Photodissociation Dynamics in (N2)n+ Clusters

(N₂)_n⁺ cluster ions are produced and cooled in a pulsed-discharge supersonic expansion and studied with UV laser photodissociation and velocity-map imaging (VMI). All cluster sizes up to n = 15 absorb strongly near 355 nm, and those with n > 3 dissociate to produce both N₂⁺ and N₄⁺ photofragments. This suggests that the N₄⁺ ion is the chromophore in the larger clusters, consistent with the previous optical spectroscopy and bond energy determinations. Photofragment imaging of N₄⁺ produces an anisotropic distribution peaked along the laser polarization. Analysis of the maximum kinetic energy release produces a dissociation energy consistent with values determined in previous experiments. Dissociation of larger clusters produces N₂⁺ with significant kinetic energy values that do not change appreciably with cluster size.
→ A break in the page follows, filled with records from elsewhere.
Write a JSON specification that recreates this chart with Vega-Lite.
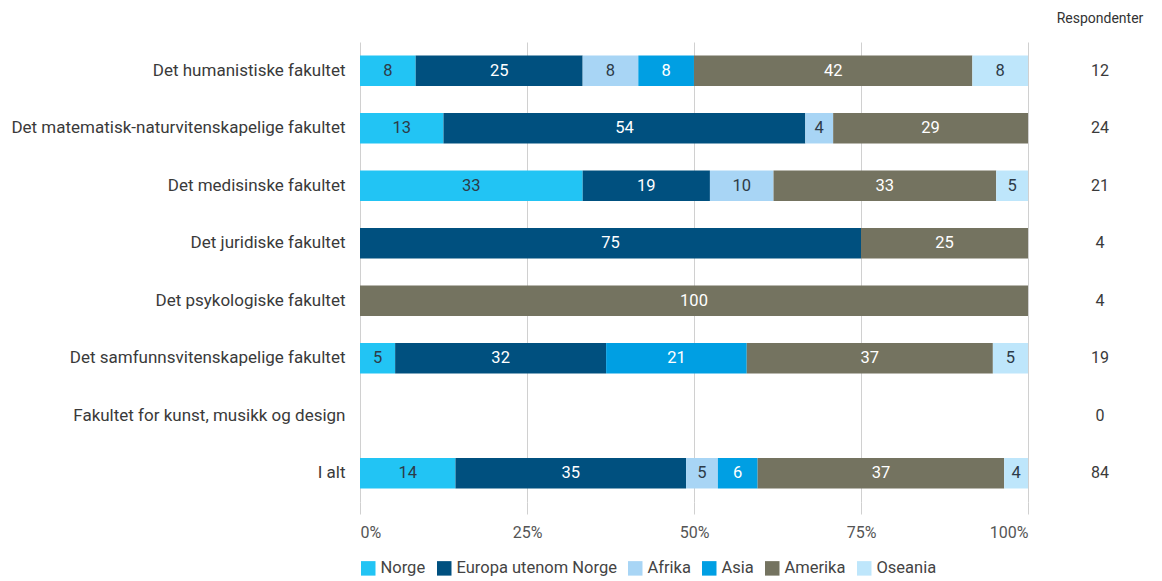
{
  "$schema": "https://vega.github.io/schema/vega-lite/v6.json",
  "background": "white",
  "padding": {"left": 10, "top": 12, "right": 5, "bottom": 5},
  "bounds": "flush",
  "spacing": 12,
  "config": {"view": {"stroke": null}, "font": "Roboto"},
  "datasets": {
    "andeler": [
      {"fakultet": "Det humanistiske fakultet", "region": "Norge", "prosent": 8.33},
      {"fakultet": "Det humanistiske fakultet", "region": "Europa utenom Norge", "prosent": 25},
      {"fakultet": "Det humanistiske fakultet", "region": "Afrika", "prosent": 8.33},
      {"fakultet": "Det humanistiske fakultet", "region": "Asia", "prosent": 8.33},
      {"fakultet": "Det humanistiske fakultet", "region": "Amerika", "prosent": 41.67},
      {"fakultet": "Det humanistiske fakultet", "region": "Oseania", "prosent": 8.33},
      {"fakultet": "Det matematisk-naturvitenskapelige fakultet", "region": "Norge", "prosent": 12.5},
      {"fakultet": "Det matematisk-naturvitenskapelige fakultet", "region": "Europa utenom Norge", "prosent": 54.17},
      {"fakultet": "Det matematisk-naturvitenskapelige fakultet", "region": "Afrika", "prosent": 4.17},
      {"fakultet": "Det matematisk-naturvitenskapelige fakultet", "region": "Amerika", "prosent": 29.17},
      {"fakultet": "Det medisinske fakultet", "region": "Norge", "prosent": 33.33},
      {"fakultet": "Det medisinske fakultet", "region": "Europa utenom Norge", "prosent": 19.05},
      {"fakultet": "Det medisinske fakultet", "region": "Afrika", "prosent": 9.52},
      {"fakultet": "Det medisinske fakultet", "region": "Amerika", "prosent": 33.33},
      {"fakultet": "Det medisinske fakultet", "region": "Oseania", "prosent": 4.76},
      {"fakultet": "Det juridiske fakultet", "region": "Europa utenom Norge", "prosent": 75},
      {"fakultet": "Det juridiske fakultet", "region": "Amerika", "prosent": 25},
      {"fakultet": "Det psykologiske fakultet", "region": "Amerika", "prosent": 100},
      {"fakultet": "Det samfunnsvitenskapelige fakultet", "region": "Norge", "prosent": 5.26},
      {"fakultet": "Det samfunnsvitenskapelige fakultet", "region": "Europa utenom Norge", "prosent": 31.58},
      {"fakultet": "Det samfunnsvitenskapelige fakultet", "region": "Asia", "prosent": 21.05},
      {"fakultet": "Det samfunnsvitenskapelige fakultet", "region": "Amerika", "prosent": 36.84},
      {"fakultet": "Det samfunnsvitenskapelige fakultet", "region": "Oseania", "prosent": 5.26},
      {"fakultet": "I alt", "region": "Norge", "prosent": 14.29},
      {"fakultet": "I alt", "region": "Europa utenom Norge", "prosent": 34.52},
      {"fakultet": "I alt", "region": "Afrika", "prosent": 4.76},
      {"fakultet": "I alt", "region": "Asia", "prosent": 5.95},
      {"fakultet": "I alt", "region": "Amerika", "prosent": 36.9},
      {"fakultet": "I alt", "region": "Oseania", "prosent": 3.57}
    ],
    "respondenter": [
      {"fakultet": "Det humanistiske fakultet", "antall": 12},
      {"fakultet": "Det matematisk-naturvitenskapelige fakultet", "antall": 24},
      {"fakultet": "Det medisinske fakultet", "antall": 21},
      {"fakultet": "Det juridiske fakultet", "antall": 4},
      {"fakultet": "Det psykologiske fakultet", "antall": 4},
      {"fakultet": "Det samfunnsvitenskapelige fakultet", "antall": 19},
      {"fakultet": "Fakultet for kunst, musikk og design", "antall": 0},
      {"fakultet": "I alt", "antall": 84}
    ]
  },
  "hconcat": [
    {
      "width": 668,
      "height": 460,
      "data": {"name": "andeler"},
      "transform": [
        {"calculate": "indexof(['Norge','Europa utenom Norge','Afrika','Asia','Amerika','Oseania'], datum.region)", "as": "rekkefolge"},
        {"stack": "prosent", "groupby": ["fakultet"], "sort": [{"field": "rekkefolge", "order": "ascending"}], "offset": "normalize", "as": ["p0", "p1"]},
        {"calculate": "(datum.p0 + datum.p1) / 2", "as": "pm"}
      ],
      "encoding": {
        "y": {
          "field": "fakultet",
          "type": "nominal",
          "scale": {
            "domain": ["Det humanistiske fakultet", "Det matematisk-naturvitenskapelige fakultet", "Det medisinske fakultet", "Det juridiske fakultet", "Det psykologiske fakultet", "Det samfunnsvitenskapelige fakultet", "Fakultet for kunst, musikk og design", "I alt"],
            "paddingInner": 0.47,
            "paddingOuter": 0.235
          },
          "axis": {"title": null, "ticks": false, "domain": false, "labelPadding": 15, "labelFontSize": 17, "labelColor": "#3a3a3a", "labelLimit": 400}
        }
      },
      "layer": [
        {
          "mark": {"type": "bar"},
          "encoding": {
            "x": {
              "field": "p0",
              "type": "quantitative",
              "scale": {"domain": [0, 1], "nice": false},
              "axis": {"title": null, "values": [0, 0.25, 0.5, 0.75, 1], "format": ".0%", "grid": true, "gridColor": "#d0d0d0", "ticks": true, "tickSize": 12, "tickColor": "#d0d0d0", "domain": false, "labelPadding": 10, "labelFontSize": 16, "labelColor": "#555555"}
            },
            "x2": {"field": "p1"},
            "color": {
              "field": "region",
              "type": "nominal",
              "scale": {
                "domain": ["Norge", "Europa utenom Norge", "Afrika", "Asia", "Amerika", "Oseania"],
                "range": ["#22c4f4", "#00507f", "#a8d5f5", "#009fe3", "#747360", "#bee6fb"]
              },
              "legend": {"title": null, "orient": "bottom", "direction": "horizontal", "symbolType": "square", "symbolSize": 210, "symbolStrokeWidth": 0, "labelFontSize": 16.5, "labelColor": "#444444", "labelLimit": 300, "columnPadding": 10, "labelOffset": 4, "offset": 20}
            }
          }
        },
        {
          "transform": [{"filter": {"field": "region", "oneOf": ["Norge", "Afrika", "Oseania"]}}],
          "mark": {"type": "text", "color": "#2d3b48", "fontSize": 16.5},
          "encoding": {
            "x": {"field": "pm", "type": "quantitative"},
            "text": {"field": "prosent", "type": "quantitative", "format": ".0f"}
          }
        },
        {
          "transform": [{"filter": {"field": "region", "oneOf": ["Europa utenom Norge", "Asia", "Amerika"]}}],
          "mark": {"type": "text", "color": "#ffffff", "fontSize": 16.5},
          "encoding": {
            "x": {"field": "pm", "type": "quantitative"},
            "text": {"field": "prosent", "type": "quantitative", "format": ".0f"}
          }
        }
      ]
    },
    {
      "width": 120,
      "height": 460,
      "data": {"name": "respondenter"},
      "title": {"text": "Respondenter", "fontSize": 14, "fontWeight": "normal", "color": "#333333", "offset": 16},
      "mark": {"type": "text", "fontSize": 16, "color": "#3a3a3a"},
      "encoding": {
        "y": {
          "field": "fakultet",
          "type": "nominal",
          "scale": {
            "domain": ["Det humanistiske fakultet", "Det matematisk-naturvitenskapelige fakultet", "Det medisinske fakultet", "Det juridiske fakultet", "Det psykologiske fakultet", "Det samfunnsvitenskapelige fakultet", "Fakultet for kunst, musikk og design", "I alt"],
            "paddingInner": 0.47,
            "paddingOuter": 0.235
          },
          "axis": null
        },
        "text": {"field": "antall", "type": "quantitative"}
      }
    }
  ]
}
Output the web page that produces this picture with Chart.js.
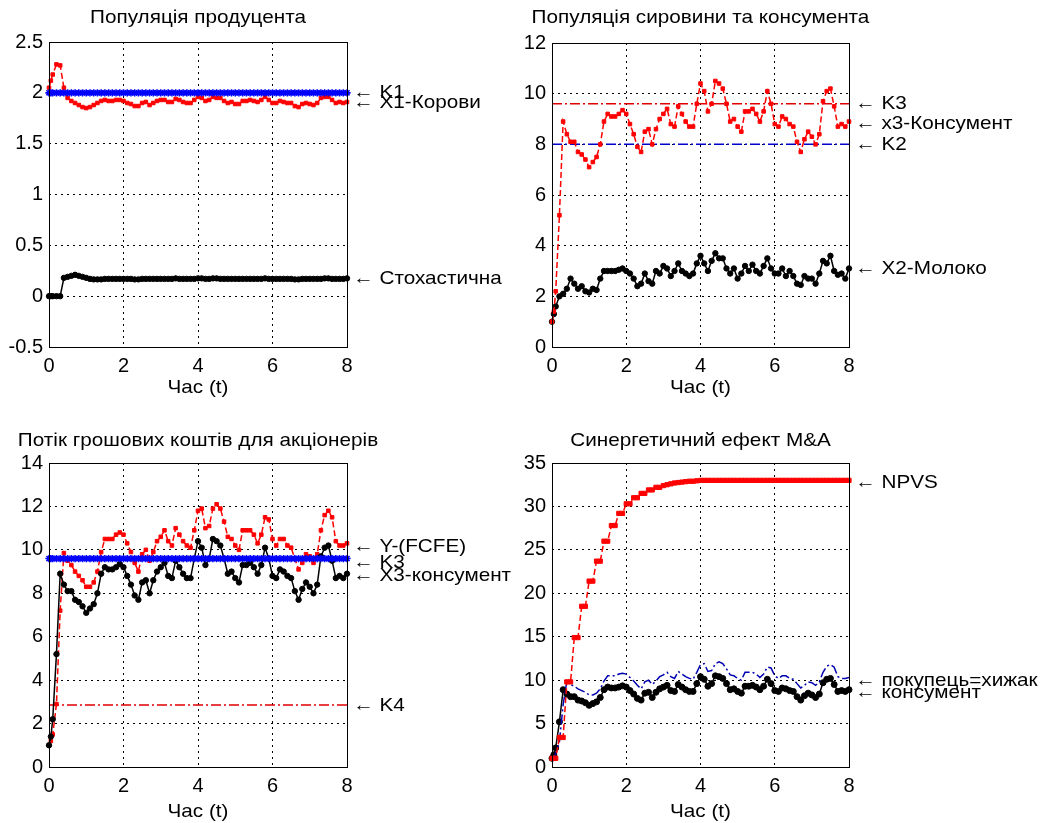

This suggests that the N₄⁺ core ion is not enclosed by the clustering of additional N₂ molecules. N₄⁺ fragments from larger clusters have somewhat lower kinetic energies than the N₂⁺ fragments, consistent with recombination or partial caging after dissociative recoil. However, the kinetic energy release of N₄⁺ is also considerable and it persists in the dissociation of larger clusters. This suggests that the N₄⁺ ion in these clusters resides near the surface and that the photodissociation and recombination are mediated by this surface rather than by a true caging effect.